Did Beijing’s pronouncement that China is “prepared to respond to any escalation if Manila engages in more provocations” confirm suspicions among Pinay helpers in Hong Kong that they’re gradually being eased out because more Indonesian women are now being hired as servants in the territory?
Will Hong Kongers and mainland Chinese fulminate forever over President Aquino’s refusal to apologize for the deaths of eight Hong Kong tourists during the 2010 bus hijacking at Rizal Park? Was that a reverberating raspberry response across the sea to his admission that “things could have been handled better”? Are there really “bacteria problems” in Philippine fruit, as Beijing’s quarantine department claims, which is why they’ve stopped banana imports?
Isn’t this territorial imbroglio somewhat reminiscent of the war Britain waged against Argentina over the Falkland Islands in 1982, when Prime Minister Margaret Thatcher sent her country’s mighty fleet to crush the Latinos? Was Thatcher in the wrong because the Falkland Islands are right next door to Argentina, with Britain half a continent away? Or was that formidable prime minister right in that all of the Falklands’ inhabitants said they preferred to remain British? Wasn’t there a joke then about that war being like a squabble between two bald men fighting over a comb?
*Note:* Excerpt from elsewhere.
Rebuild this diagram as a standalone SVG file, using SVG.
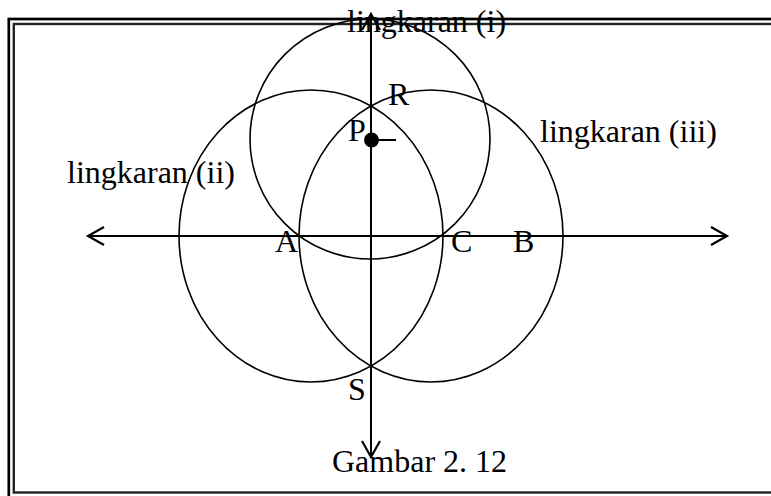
<svg xmlns="http://www.w3.org/2000/svg" width="771" height="496" viewBox="0 0 771 496">
<style>
.t{font-family:"Liberation Serif","Times New Roman",serif;font-size:32px;fill:#000}
.c{fill:none;stroke:#000;stroke-width:1.6}
.ax{fill:none;stroke:#000;stroke-width:2}
</style>
<defs>
<marker id="arr" viewBox="0 0 20 20" refX="17" refY="10" markerWidth="20" markerHeight="20" markerUnits="userSpaceOnUse" orient="auto">
<path d="M1,1 L17,10 L1,19" fill="none" stroke="#000" stroke-width="2.2"/>
</marker>
</defs>
<rect width="771" height="496" fill="#fff"/>
<g id="frame">
<rect x="8.8" y="19" width="780" height="478.5" fill="none" stroke="#000" stroke-width="2.7"/>
<rect x="13.8" y="24" width="770" height="468.5" fill="none" stroke="#222" stroke-width="2.4"/>
</g>
<g id="circle-i"><ellipse class="c" cx="370" cy="139" rx="120" ry="120"/></g>
<g id="circle-ii"><ellipse class="c" cx="311" cy="236" rx="132" ry="146"/></g>
<g id="circle-iii"><ellipse class="c" cx="431" cy="236" rx="132" ry="146"/></g>
<g id="connectors">
<line class="ax" x1="727" y1="236" x2="88" y2="236" marker-end="url(#arr)"/>
<line class="ax" x1="88" y1="236" x2="727" y2="236" marker-end="url(#arr)"/>
<line class="ax" x1="371" y1="457" x2="371" y2="14" marker-end="url(#arr)"/>
<line class="ax" x1="371" y1="14" x2="371" y2="457" marker-end="url(#arr)"/>
<line class="ax" x1="371" y1="140" x2="396" y2="140"/>
</g>
<g id="point-P"><circle cx="371.5" cy="140" r="7.5" fill="#000"/></g>
<g id="labels">
<text class="t" x="347" y="32">lingkaran (i)</text>
<text class="t" x="67" y="183">lingkaran (ii)</text>
<text class="t" x="540" y="142">lingkaran (iii)</text>
<text class="t" x="388" y="105">R</text>
<text class="t" x="348" y="141">P</text>
<text class="t" x="275" y="252">A</text>
<text class="t" x="451" y="252">C</text>
<text class="t" x="513" y="252">B</text>
<text class="t" x="348" y="400">S</text>
<text class="t" x="332" y="472">Gambar 2. 12</text>
</g>
</svg>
Now that Manila commentators are using “West Philippine Sea” instead of South China Sea, can China be stopped from altering its maps? While it’s obvious that the Scarborough Shoal lies just to the left of Luzon and the Spratly Islands are right next door to Palawan (and closer to Vietnam than to China), where is the United Nations’ Law of the Sea now that it’s needed? Does the wrangling just boil down to the possibility of finding oil in the disputed areas?
Is anyone concerned that the Philippine Navy is puny compared to China’s? Aren’t most of our ships and military hardware second-hand stuff, courtesy of the US government? Is the Pinoy dream of being a plucky David to China’s greedy giant realistic?
Wasn’t it another Chinese blogger who said that if every Chinese person spat, the Philippines would drown? Didn’t that remind me of finding, when I first came to Hong Kong in the early 1980s, the locals spitting everywhere? Didn’t the British colony then seem like one big spittoon? Wasn’t it the late writer Anthony Burgess who described hawking and spitting as “the national sound” made by overseas Chinese?
Didn’t my late mother tell us stories about her Chinoy lolo who washed up in Tayabas from impoverished Amoy, cut off his queue, changed his name to Samson and learned to speak Spanish? Didn’t he do well by marrying a savvy Pinay, setting up a business and producing 10 children—one of them my grandmother who spoke and sang beautiful Spanish?
Will the verbal assaults keep ricocheting across the ocean while politicians on both sides ignore more pressing problems on land? Is the issue more about human perversity than nationalist pride? Who knows?
Isabel Escoda is a freelance journalist based in Hong Kong.